Wednesday, January 19, 2011

This week I have mostly been compiling: album of the year lists

The long road to the spod album of the year prize is long and pointless, I mean, who really cares what I listen to in my spare time, but very much like the TV show Neighbours, it unreasonably continues to exist. So lets not stand on ceremony. For your general disinterest please see my top 3 albums of 2010 below.
I'll start from third place and go upwards, you know, to build tension:

3. Sufjan Stevens - The Age of Adz

Abandoning his stupendously ambitious project to produce an album based on each state in America. (He only managed Michigan and Illinois in the end). Sufjan has eschewed his intricately orchestrated folk songs for a new direction which embraces glitchy, stuttering electronic bleeps and squelches. This is a brave move as his last album 'Come on Feel the Illinois' was undoubtedly a masterpiece, but although there is not a banjo in sight, the trademark Sufjan elements are all there, the richly melodic vocals, the sincere lyrics and the ambitiously arranged songs. Highlights include the 25 minute closing song 'Impossible soul', which features auto tuned Sufjan and a joyously cheesy synth pop breakdown. Enjoy

2. Arcade Fire - The Suburbs

On this album the fist pumping bombast of old seems to have taken a back seat to a more subtle and varied approach. This is an album that aging farts like myself  will find engrossing as it deals with the feelings of nostalgia, frustration and fear which inevitably crop up as you edge closer to middle age. Highlights include the rocking 'Ready to Start' and the ball bouncingly great 'Sprawl II' which takes the 80's flavour of the album and blows it up into a rollicking synth pop juggernaut.
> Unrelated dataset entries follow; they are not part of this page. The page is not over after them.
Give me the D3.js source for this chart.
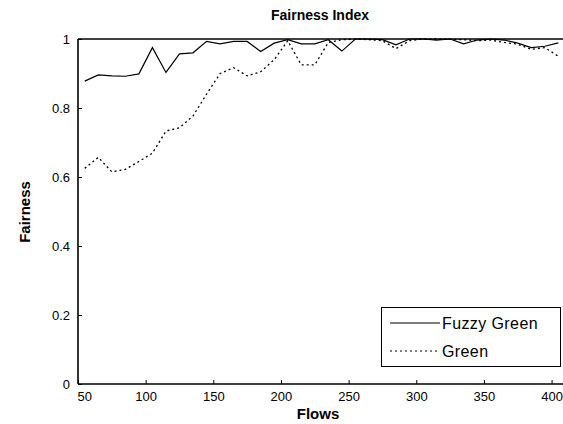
<!DOCTYPE html>
<html><head><meta charset="utf-8">
<script src="https://cdn.jsdelivr.net/npm/d3@7"></script>
<style>body{margin:0;background:#fff}svg{display:block}text{font-family:"Liberation Sans",Arial,sans-serif;fill:#000}</style>
</head><body><svg id="c" width="563" height="424"></svg>
<script>
const flows = [55,65,75,85,95,105,115,125,135,145,155,165,175,185,195,205,215,225,235,245,255,265,275,285,295,305,315,325,335,345,355,365,375,385,395,405];
const fuzzyGreen = [0.878,0.896,0.893,0.892,0.899,0.975,0.903,0.957,0.960,0.993,0.986,0.993,0.993,0.964,0.988,0.998,0.986,0.986,0.998,0.965,1.0,1.0,0.998,0.983,1.0,1.0,0.997,1.0,0.986,0.997,1.0,0.997,0.988,0.975,0.979,0.989];
const green = [0.625,0.657,0.615,0.622,0.645,0.669,0.733,0.743,0.777,0.840,0.900,0.917,0.893,0.905,0.940,0.995,0.925,0.925,0.990,0.998,1.0,0.998,0.995,0.972,0.995,1.0,1.0,0.999,0.998,0.995,0.997,0.990,0.985,0.970,0.975,0.950];
const xTicks = [50,100,150,200,250,300,350,400];
const yTicks = [0,0.2,0.4,0.6,0.8,1];
const seriesNames = ["Fuzzy Green","Green"];

const svg = d3.select("#c");
const L=78,R=562,T=39,B=384;
const x = d3.scaleLinear().domain([50,407.7]).range([L,R]);
const y = d3.scaleLinear().domain([0,1]).range([B,T]);

svg.append("line").attr("x1",L).attr("x2",563).attr("y1",T).attr("y2",T).attr("stroke","#000").attr("stroke-width",1.5);

const xa = svg.append("g").attr("transform",`translate(0,${B})`)
  .call(d3.axisBottom(x).tickValues(xTicks).tickSize(-4).tickPadding(8).tickFormat(d3.format("d")));
xa.select(".domain").attr("d",`M${L},0H563`).attr("stroke-width",1.6);
xa.selectAll("text").attr("font-size","13px").style("font-family","Liberation Sans, Arial, sans-serif");
xa.selectAll(".tick").filter(d=>d===50).select("text").attr("text-anchor","start").attr("x",-1);

const ya = svg.append("g").attr("transform",`translate(${L},0)`)
  .call(d3.axisLeft(y).tickValues(yTicks).tickSize(-4).tickPadding(8).tickFormat(d=>d===0||d===1?String(d):d.toFixed(1)));
ya.select(".domain").attr("d",`M0,${T}V${B}`).attr("stroke-width",1.6);
ya.selectAll("text").attr("font-size","13px").style("font-family","Liberation Sans, Arial, sans-serif");

const line = (arr)=> d3.line().x((d,i)=>x(flows[i])).y(d=>y(d))(arr);
svg.append("path").attr("d",line(green)).attr("fill","none").attr("stroke","#000").attr("stroke-width",1.3).attr("stroke-dasharray","2,3");
svg.append("path").attr("d",line(fuzzyGreen)).attr("fill","none").attr("stroke","#000").attr("stroke-width",1.2);

svg.append("text").attr("x",320).attr("y",20).attr("text-anchor","middle").attr("font-size","14px").attr("font-weight","bold").text("Fairness Index");
svg.append("text").attr("x",318).attr("y",419).attr("text-anchor","middle").attr("font-size","15px").attr("font-weight","bold").text("Flows");
svg.append("text").attr("transform","translate(30,212) rotate(-90)").attr("text-anchor","middle").attr("font-size","15px").attr("font-weight","bold").text("Fairness");

const lg = svg.append("g");
lg.append("rect").attr("x",381.5).attr("y",307.5).attr("width",179).attr("height",59).attr("fill","#fff").attr("stroke","#000").attr("stroke-width",1);
const dashes = [null,"2,3"];
seriesNames.forEach((n,i)=>{
  const yy = 323 + i*28;
  lg.append("line").attr("x1",390).attr("x2",440).attr("y1",yy).attr("y2",yy).attr("stroke","#000").attr("stroke-width",1.2).attr("stroke-dasharray",dashes[i]);
  lg.append("text").attr("x",442).attr("y",yy+5.5).attr("font-size","16px").attr("letter-spacing","0.4px").text(n);
});
</script></body></html>
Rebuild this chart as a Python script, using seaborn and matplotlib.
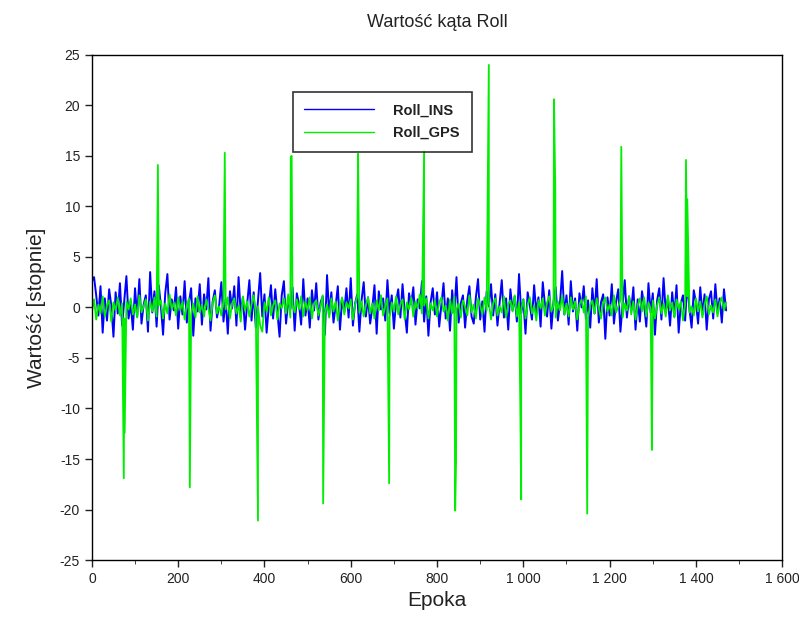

Drum Roll.........and the winner is

1. Titus Andronicus - The Monitor

This band came vomiting into my ears in 2010 unannounced and their sound is the sound of an angry, heavily inebriated man, staggering around a pub, smashing into tables, breaking glasses and venting his venomous spleen in a surprisingly eloquent manner at the futility and cruelty of the world at large, whilst being backed by a furiously rocking Pogues/E Street Band hybrid who are so pumped up they may spontaneously combust at any second.
The album loosely follows the US Civil war and features readings of speeches from Abraham Lincoln, but the main themes are boozing and general disenchantment.
The opening half of the album barges in with relentless tempo and furious riffs while bearded singer Patrick Stickles expresses his loathing for himself and everyone and everything else in a gruff angry bellow.
Half way through we take a breather and the songs begin to take on an epic quality, building slowly into crecendo's of trumpets, piano, roaring guitar and rabble rousing refrains.
Highlights include opener 'A More Perfect Union' and 15 minute closer 'The Battle of Hampton Roads' which actually features bag pipes but sounds nothing like Mull of Kintyre

If you have any issues with the above selections please don't hesitate to voice them.
Oh, and by the way, Justin Bieber just missed out at number 4.